The recent Dell GenAI Pulse Survey shows that 76% of the 500 IT managers surveyed expect GenAI to have significant impact on productivity, processes and cost savings. IDC predicts a surge in AI-related IT spending, with Global 2000 organisations spending more than 40% of their IT spending on AI-related initiatives by 2025. This will lead to a double-digit increase in the pace of product and process innovations. We must realise that AI will cause significant architectural changes across the IT ecosystem. Think consciously about AI. Align vision, strategy and action for long-term success.
- Further hone IT skills
According to IDC, 65% of organisations will be unable to get full value from their technology investments by 2026, due to inadequate funding for training initiatives. This development concerns me, as it is precisely more investment in employee skills that is expected to be more widespread by 2024. Inadequate training on AI, cloud, data, security and other new technologies can have a direct and negative impact on an organisation. It is essential that organisations create a culture and space where learning and always developing new skills are encouraged and an 'always be learning mindset' is the mantra. Never before have we seen change unfold at such a rapid pace as today. One thing is certain, continuous change is the zeitgeist we are in, or as Peter Hinssen beautifully put it at the Gartner IT Symposium: "The Never Normal". If we truly embrace this by continuing to learn, it will prepare us for (unexpected) changes and major innovations.
- From idea to innovation
The main obstacle to innovation, according to Dutch respondents to Dell's Innovation Index, is a lack of time. This highlights the importance of prioritising. According to 77% of respondents, their leaders are more focused on the day-to-day management of an organisation than on innovation. So there is work to be done.

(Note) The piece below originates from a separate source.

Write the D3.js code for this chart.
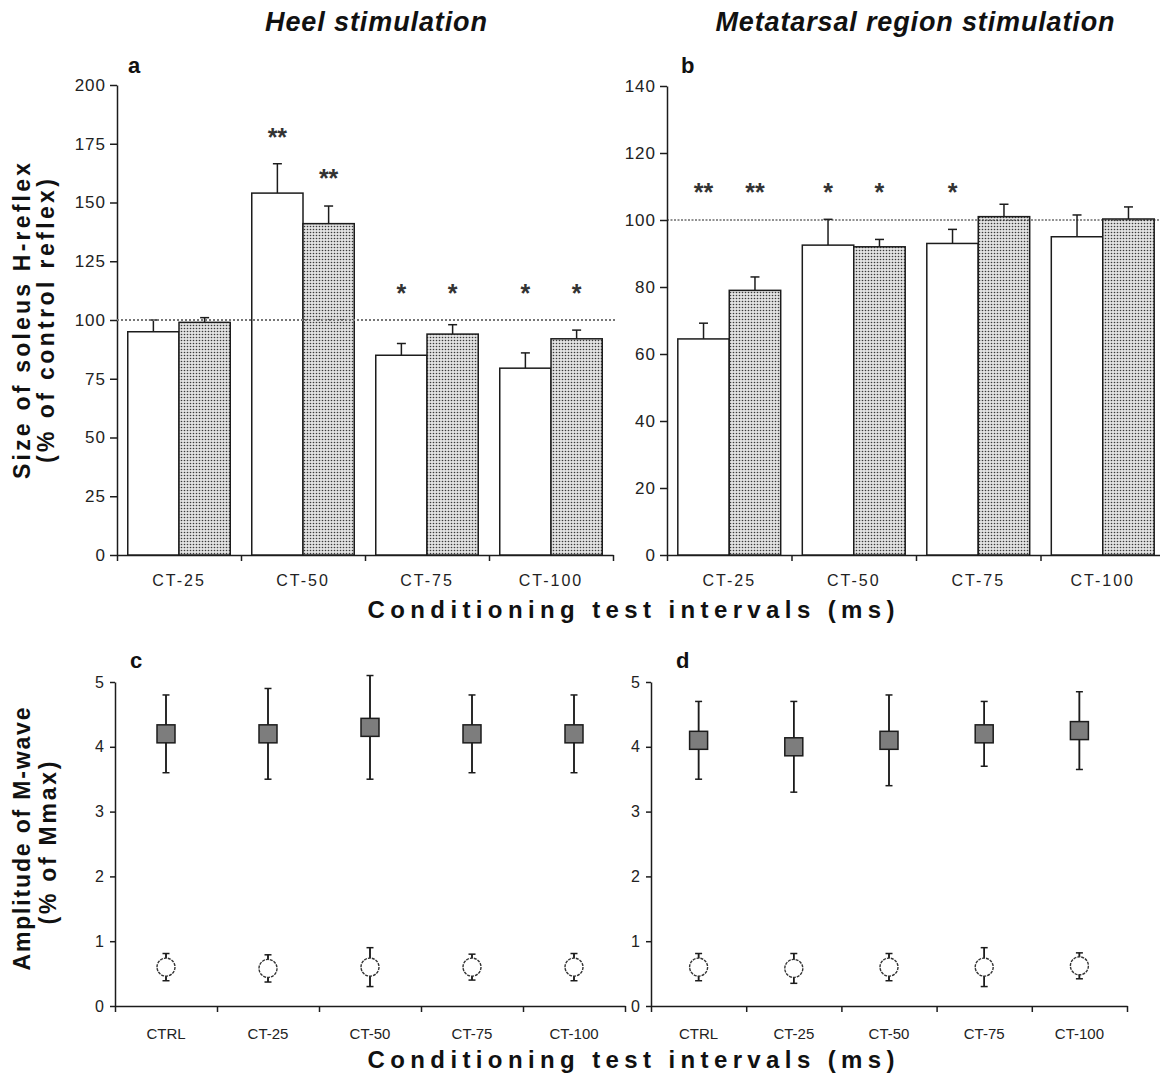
<!DOCTYPE html>
<html>
<head>
<meta charset="utf-8">
<script src="https://cdnjs.cloudflare.com/ajax/libs/d3/7.8.5/d3.min.js"></script>
<style>
  body { margin: 0; background: #fff; }
  text { font-family: "Liberation Sans", Arial, sans-serif; }
</style>
</head>
<body>
<script>
// values
var barCats = ["CT-25", "CT-50", "CT-75", "CT-100"];

// a: heel stimulation
var heelOpen = [95, 154, 85, 79.5];
var heelOpenErr = [5, 12.5, 5, 6.5];
var heelDotted = [99, 141, 94, 92];
var heelDottedErr = [2, 7.5, 4, 3.7];
var heelStarsOpen = ["", "**", "*", "*"];
var heelStarsDotted = ["", "**", "*", "*"];
var heelStarLevelOpen = [0, 180, 113.5, 113.5];
var heelStarLevelDotted = [0, 162.5, 113.5, 113.5];
var heelTicks = [0, 25, 50, 75, 100, 125, 150, 175, 200];

// b: metatarsal region stimulation
var metaOpen = [64.5, 92.5, 93, 95];
var metaOpenErr = [4.7, 7.7, 4.2, 6.5];
var metaDotted = [79, 92, 101, 100.3];
var metaDottedErr = [4, 2.2, 3.7, 3.6];
var metaStarsOpen = ["**", "*", "*", ""];
var metaStarsDotted = ["**", "*", "", ""];
var metaStarLevel = [110, 110, 110, 110];
var metaTicks = [0, 20, 40, 60, 80, 100, 120, 140];

// c / d: M-wave
var mCats = ["CTRL", "CT-25", "CT-50", "CT-75", "CT-100"];
var heelTest = [4.2, 4.2, 4.3, 4.2, 4.2];
var heelTestErr = [0.6, 0.7, 0.8, 0.6, 0.6];
var heelCond = [0.6, 0.58, 0.6, 0.6, 0.6];
var heelCondErr = [0.21, 0.21, 0.3, 0.2, 0.21];
var metaTest = [4.1, 4.0, 4.1, 4.2, 4.25];
var metaTestErr = [0.6, 0.7, 0.7, 0.5, 0.6];
var metaCond = [0.6, 0.58, 0.6, 0.6, 0.62];
var metaCondErr = [0.21, 0.23, 0.21, 0.3, 0.2];
var mTicks = [0, 1, 2, 3, 4, 5];


var svg = d3.select("body")
  .append("svg")
    .attr("width", 1160)
    .attr("height", 1075);

// dotted fill for the second bar of each pair
var pat = svg.append("defs")
  .append("pattern")
    .attr("id", "dots")
    .attr("width", 3)
    .attr("height", 3)
    .attr("patternUnits", "userSpaceOnUse");
pat.append("rect").attr("width", 3).attr("height", 3).attr("fill", "#e2e2e2");
pat.append("circle").attr("cx", 1.5).attr("cy", 1.5).attr("r", 0.8).attr("fill", "#3a3a3a");

var ink = "#1c1c1c";

function styleAxis(g, size, spacing) {
  g.attr("font-size", size);
  g.select(".domain").attr("stroke", ink).attr("stroke-width", 1.5);
  g.selectAll(".tick line").attr("stroke", ink).attr("stroke-width", 1.5);
  g.selectAll("text")
    .attr("font-family", "Liberation Sans, Arial, sans-serif")
    .attr("font-size", size)
    .attr("letter-spacing", spacing)
    .attr("fill", "#222");
}

function bottomAxis(box, cats, size, spacing, pad) {
  var x = d3.scaleBand().domain(cats).range([box.x0, box.x1]);
  var xt = d3.scaleLinear().domain([0, cats.length]).range([box.x0, box.x1]);

  var gt = svg.append("g")
    .attr("transform", "translate(0," + box.y0 + ")")
    .call(d3.axisBottom(xt).tickValues(d3.range(cats.length + 1)).tickFormat("").tickSize(6).tickSizeOuter(0));
  styleAxis(gt, size, spacing);

  var gl = svg.append("g")
    .attr("transform", "translate(0," + box.y0 + ")")
    .call(d3.axisBottom(x).tickSize(0).tickPadding(pad));
  gl.select(".domain").remove();
  styleAxis(gl, size, spacing);
  return x;
}

function errBar(g, cx, yLo, yHi, cap) {
  g.append("line")
    .attr("x1", cx).attr("x2", cx)
    .attr("y1", yLo).attr("y2", yHi)
    .attr("stroke", ink).attr("stroke-width", 1.5);
  g.append("line")
    .attr("x1", cx - cap / 2).attr("x2", cx + cap / 2)
    .attr("y1", yHi).attr("y2", yHi)
    .attr("stroke", ink).attr("stroke-width", 1.5);
}

function makeBarPanel(box, d) {
  var y = d3.scaleLinear().domain([0, d.max]).range([box.y0, box.y1]);

  var gy = svg.append("g")
    .attr("transform", "translate(" + box.x0 + ",0)")
    .call(d3.axisLeft(y).tickValues(d.ticks).tickSize(7).tickSizeOuter(0).tickPadding(4));
  styleAxis(gy, 17, 1);

  var x = bottomAxis(box, barCats, 16, 2, 20);
  var xs = d3.scaleBand().domain([0, 1]).range([0, x.bandwidth()]).paddingOuter(0.21);

  var series = [
    {vals: d.open, err: d.openErr, fill: "#fff", stars: d.starsOpen, lvl: d.lvlOpen},
    {vals: d.dotted, err: d.dottedErr, fill: "url(#dots)", stars: d.starsDotted, lvl: d.lvlDotted}
  ];

  var g = svg.append("g");
  series.forEach(function(s, si) {
    barCats.forEach(function(c, i) {
      var bx = x(c) + xs(si);
      var cx = bx + xs.bandwidth() / 2;
      errBar(g, cx, y(s.vals[i]), y(s.vals[i] + s.err[i]), 9);
      g.append("rect")
        .attr("x", bx)
        .attr("y", y(s.vals[i]))
        .attr("width", xs.bandwidth())
        .attr("height", box.y0 - y(s.vals[i]))
        .attr("fill", s.fill)
        .attr("stroke", ink)
        .attr("stroke-width", 1.5);
      if (s.stars[i]) {
        g.append("text")
          .attr("x", cx)
          .attr("y", y(s.lvl[i]))
          .attr("dy", "0.56em")
          .attr("text-anchor", "middle")
          .attr("font-size", 25)
          .attr("font-weight", "bold")
          .attr("fill", "#333")
          .text(s.stars[i]);
      }
    });
  });

  // control level
  g.append("line")
    .attr("x1", box.x0).attr("x2", d.refEnd)
    .attr("y1", y(100)).attr("y2", y(100))
    .attr("stroke", d.refColor)
    .attr("stroke-width", d.refWidth)
    .attr("stroke-dasharray", d.refDash);
}

function makeDotPanel(box, d) {
  var y = d3.scaleLinear().domain([0, 5]).range([box.y0, box.y1]);

  var gy = svg.append("g")
    .attr("transform", "translate(" + box.x0 + ",0)")
    .call(d3.axisLeft(y).tickValues(mTicks).tickFormat(d3.format("d")).tickSize(5).tickSizeOuter(0).tickPadding(6));
  styleAxis(gy, 16, 0);

  var x = bottomAxis(box, mCats, 15, 0, 22);

  var g = svg.append("g");
  mCats.forEach(function(c, i) {
    var cx = x(c) + x.bandwidth() / 2;
    errBar(g, cx, y(d.test[i] - d.testErr[i]), y(d.test[i] + d.testErr[i]), 7);
    errBar(g, cx, y(d.test[i] + d.testErr[i]), y(d.test[i] - d.testErr[i]), 7);
    errBar(g, cx, y(d.cond[i] - d.condErr[i]), y(d.cond[i] + d.condErr[i]), 7);
    errBar(g, cx, y(d.cond[i] + d.condErr[i]), y(d.cond[i] - d.condErr[i]), 7);
    g.append("rect")
      .attr("x", cx - 9)
      .attr("y", y(d.test[i]) - 9)
      .attr("width", 18)
      .attr("height", 18)
      .attr("fill", "#7d7d7d")
      .attr("stroke", ink)
      .attr("stroke-width", 1.5);
    g.append("circle")
      .attr("cx", cx)
      .attr("cy", y(d.cond[i]))
      .attr("r", 9)
      .attr("fill", "#fff")
      .attr("stroke", "#333")
      .attr("stroke-width", 1.4)
      .attr("stroke-dasharray", "3,1");
  });
}

makeBarPanel({x0: 117, x1: 613, y0: 555, y1: 85}, {
  max: 200, ticks: heelTicks,
  open: heelOpen, openErr: heelOpenErr, dotted: heelDotted, dottedErr: heelDottedErr,
  starsOpen: heelStarsOpen, starsDotted: heelStarsDotted,
  lvlOpen: heelStarLevelOpen, lvlDotted: heelStarLevelDotted,
  refEnd: 615, refColor: "#777", refWidth: 2, refDash: "2,2"
});

makeBarPanel({x0: 667, x1: 1165, y0: 555, y1: 86}, {
  max: 140, ticks: metaTicks,
  open: metaOpen, openErr: metaOpenErr, dotted: metaDotted, dottedErr: metaDottedErr,
  starsOpen: metaStarsOpen, starsDotted: metaStarsDotted,
  lvlOpen: metaStarLevel, lvlDotted: metaStarLevel,
  refEnd: 1160, refColor: "#222", refWidth: 1, refDash: "2,1.5"
});

makeDotPanel({x0: 115, x1: 625, y0: 1006, y1: 682}, {
  test: heelTest, testErr: heelTestErr, cond: heelCond, condErr: heelCondErr
});

makeDotPanel({x0: 651, x1: 1127, y0: 1006, y1: 682}, {
  test: metaTest, testErr: metaTestErr, cond: metaCond, condErr: metaCondErr
});

// titles and labels
function label(x, y, txt, size, opts) {
  opts = opts || {};
  var t = svg.append("text")
    .attr("transform", "translate(" + x + "," + y + ")" + (opts.rotate ? " rotate(-90)" : ""))
    .attr("text-anchor", opts.anchor || "middle")
    .attr("font-size", size)
    .attr("font-weight", "bold")
    .attr("font-style", opts.italic ? "italic" : "normal")
    .attr("fill", "#111")
    .text(txt);
  if (opts.dy) t.attr("dy", opts.dy);
  if (opts.len) t.attr("textLength", opts.len).attr("lengthAdjust", "spacing");
  return t;
}

label(376, 31, "Heel stimulation", 27, {italic: true, len: 222});
label(915, 31, "Metatarsal region stimulation", 27, {italic: true, len: 399});

label(128, 73, "a", 22, {anchor: "start"});
label(681, 73, "b", 22, {anchor: "start"});
label(130, 668, "c", 22, {anchor: "start"});
label(676, 668, "d", 22, {anchor: "start"});

label(22, 321, "Size of soleus H-reflex", 23, {rotate: true, dy: "0.35em", len: 316});
label(46, 321, "(% of control reflex)", 23, {rotate: true, dy: "0.35em", len: 284});
label(22, 839, "Amplitude of M-wave", 23, {rotate: true, dy: "0.35em", len: 263});
label(48, 843, "(% of Mmax)", 23, {rotate: true, dy: "0.35em", len: 163});

label(631, 618, "Conditioning test intervals (ms)", 24, {len: 527});
label(631, 1068, "Conditioning test intervals (ms)", 24, {len: 527});
</script>
</body>
</html>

- The same survey reveals a gap in the perception of innovation. Despite the positive view of innovative corporate cultures, only 17% of organisations in the Netherlands are considered innovation leaders and adopters. This is important, as innovation leaders and adopters are 1.7 times more likely to accelerate their innovation during a recession than laggards. The good news is that the Innovation Index is a snapshot in time and organisations can improve themselves by preparing their people, processes and technology for innovation. This message seems to be slowly but surely settling in with many organisations and these will take significant steps in this next year.